### What to work on:
Pictures within the data are to be left out; everything else must be reproduced exactly.

### Supplied data:
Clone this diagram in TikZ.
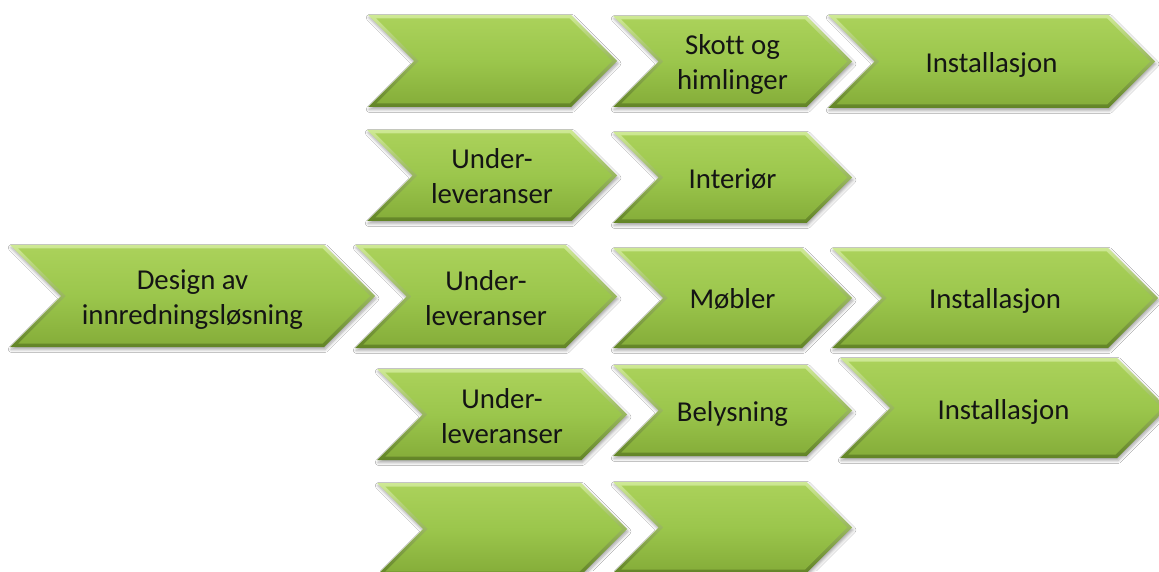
\documentclass[tikz,border=0pt]{standalone}
\usepackage{fontspec}
\setmainfont{Carlito}[Ligatures={NoCommon}]
\usetikzlibrary{shadows.blur}
\definecolor{bodytop}{RGB}{170,209,90}
\definecolor{bodymid}{RGB}{155,198,76}
\definecolor{bodybot}{RGB}{134,174,58}
\definecolor{beveltop}{RGB}{206,233,148}
\definecolor{bevelbot}{RGB}{98,132,38}
\tikzset{
  bevelshade/.style={top color=beveltop, bottom color=bevelbot,
    blur shadow={shadow xshift=1pt, shadow yshift=-2.5pt, shadow blur radius=3pt, shadow opacity=35}},
  bodyshade/.style={top color=bodytop, bottom color=bodybot, middle color=bodymid},
  chevtext/.style={align=center, font=\fontsize{28.8}{35}\selectfont, text=black!92, inner sep=0pt}
}
\newcommand\chs{\rule[-6.5pt]{0pt}{35pt}}
% #1 name, #2 left x, #3 tip x, #4 top y (px, downward), #5 bottom y, #6 text
\newcommand\chev[6]{%
  \pgfmathsetmacro\chh{(#5-#4)/2}%
  \pgfmathsetmacro\cyt{571-#4}%
  \pgfmathsetmacro\cyb{571-#5}%
  \pgfmathsetmacro\cym{571-(#4+#5)/2}%
  \pgfmathsetmacro\cxm{(#2+#3)/2}%
  \pgfmathsetmacro\cd{3.5}%
  \pgfmathsetmacro\cs{\cd*1.4142}%
  \path[bevelshade] (#2,\cyt) -- (#3-\chh,\cyt) -- (#3,\cym) -- (#3-\chh,\cyb) -- (#2,\cyb) -- (#2+\chh,\cym) -- cycle;
  \path[bodyshade] (#2+\cs+\cd,\cyt-\cd) -- (#3-\chh-\cs+\cd,\cyt-\cd) -- (#3-\cs,\cym) -- (#3-\chh-\cs+\cd,\cyb+\cd) -- (#2+\cs+\cd,\cyb+\cd) -- (#2+\chh+\cs,\cym) -- cycle;
  \node[chevtext] (#1) at (\cxm,\cym) {#6};
}
\begin{document}
\begin{tikzpicture}[x=1pt,y=1pt]
\useasboundingbox[fill=white] (0,0) rectangle (1159,571);
\chev{a1}{368}{617}{15}{107}{}
\chev{b1}{613}{852}{16}{107}{\chs Skott og\\\chs himlinger}
\chev{c1}{828}{1155}{15}{108}{\chs Installasjon}
\chev{a2}{367}{617}{130}{221}{\chs Under-\\\chs leveranser}
\chev{b2}{613}{852}{132}{223}{\chs Interiør}
\chev{m}{10}{375}{245}{347}{\chs Design av\\\chs innredningsløsning}
\chev{a3}{355}{617}{245}{348}{\chs Under-\\\chs leveranser}
\chev{b3}{613}{852}{248}{348}{\chs Møbler}
\chev{c3}{832}{1158}{248}{348}{\chs Installasjon}
\chev{a4}{377}{627}{369}{460}{\chs Under-\\\chs leveranser}
\chev{b4}{613}{852}{365}{456}{\chs Belysning}
\chev{c4}{840}{1167}{358}{458}{\chs Installasjon}
\chev{a5}{377}{627}{483}{575}{}
\chev{b5}{613}{852}{482}{573}{}
\end{tikzpicture}
\end{document}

### Completed task:
Clone this diagram in TikZ.
\documentclass[tikz,border=0pt]{standalone}
\usepackage{fontspec}
\setmainfont{Carlito}[Ligatures={NoCommon}]
\usetikzlibrary{shadows.blur}
\definecolor{bodytop}{RGB}{170,209,90}
\definecolor{bodymid}{RGB}{155,198,76}
\definecolor{bodybot}{RGB}{134,174,58}
\definecolor{beveltop}{RGB}{206,233,148}
\definecolor{bevelbot}{RGB}{98,132,38}
\tikzset{
  bevelshade/.style={top color=beveltop, bottom color=bevelbot,
    blur shadow={shadow xshift=1pt, shadow yshift=-2.5pt, shadow blur radius=3pt, shadow opacity=35}},
  bodyshade/.style={top color=bodytop, bottom color=bodybot, middle color=bodymid},
  chevtext/.style={align=center, font=\fontsize{28.8}{35}\selectfont, text=black!92, inner sep=0pt}
}
\newcommand\chs{\rule[-6.5pt]{0pt}{35pt}}
% #1 name, #2 left x, #3 tip x, #4 top y (px, downward), #5 bottom y, #6 text
\newcommand\chev[6]{%
  \pgfmathsetmacro\chh{(#5-#4)/2}%
  \pgfmathsetmacro\cyt{571-#4}%
  \pgfmathsetmacro\cyb{571-#5}%
  \pgfmathsetmacro\cym{571-(#4+#5)/2}%
  \pgfmathsetmacro\cxm{(#2+#3)/2}%
  \pgfmathsetmacro\cd{3.5}%
  \pgfmathsetmacro\cs{\cd*1.4142}%
  \path[bevelshade] (#2,\cyt) -- (#3-\chh,\cyt) -- (#3,\cym) -- (#3-\chh,\cyb) -- (#2,\cyb) -- (#2+\chh,\cym) -- cycle;
  \path[bodyshade] (#2+\cs+\cd,\cyt-\cd) -- (#3-\chh-\cs+\cd,\cyt-\cd) -- (#3-\cs,\cym) -- (#3-\chh-\cs+\cd,\cyb+\cd) -- (#2+\cs+\cd,\cyb+\cd) -- (#2+\chh+\cs,\cym) -- cycle;
  \node[chevtext] (#1) at (\cxm,\cym) {#6};
}
\begin{document}
\begin{tikzpicture}[x=1pt,y=1pt]
\useasboundingbox[fill=white] (0,0) rectangle (1159,571);
\chev{a1}{368}{617}{15}{107}{}
\chev{b1}{613}{852}{16}{107}{\chs Skott og\\\chs himlinger}
\chev{c1}{828}{1155}{15}{108}{\chs Installasjon}
\chev{a2}{367}{617}{130}{221}{\chs Under-\\\chs leveranser}
\chev{b2}{613}{852}{132}{223}{\chs Interiør}
\chev{m}{10}{375}{245}{347}{\chs Design av\\\chs innredningsløsning}
\chev{a3}{355}{617}{245}{348}{\chs Under-\\\chs leveranser}
\chev{b3}{613}{852}{248}{348}{\chs Møbler}
\chev{c3}{832}{1158}{248}{348}{\chs Installasjon}
\chev{a4}{377}{627}{369}{460}{\chs Under-\\\chs leveranser}
\chev{b4}{613}{852}{365}{456}{\chs Belysning}
\chev{c4}{840}{1167}{358}{458}{\chs Installasjon}
\chev{a5}{377}{627}{483}{575}{}
\chev{b5}{613}{852}{482}{573}{}
\end{tikzpicture}
\end{document}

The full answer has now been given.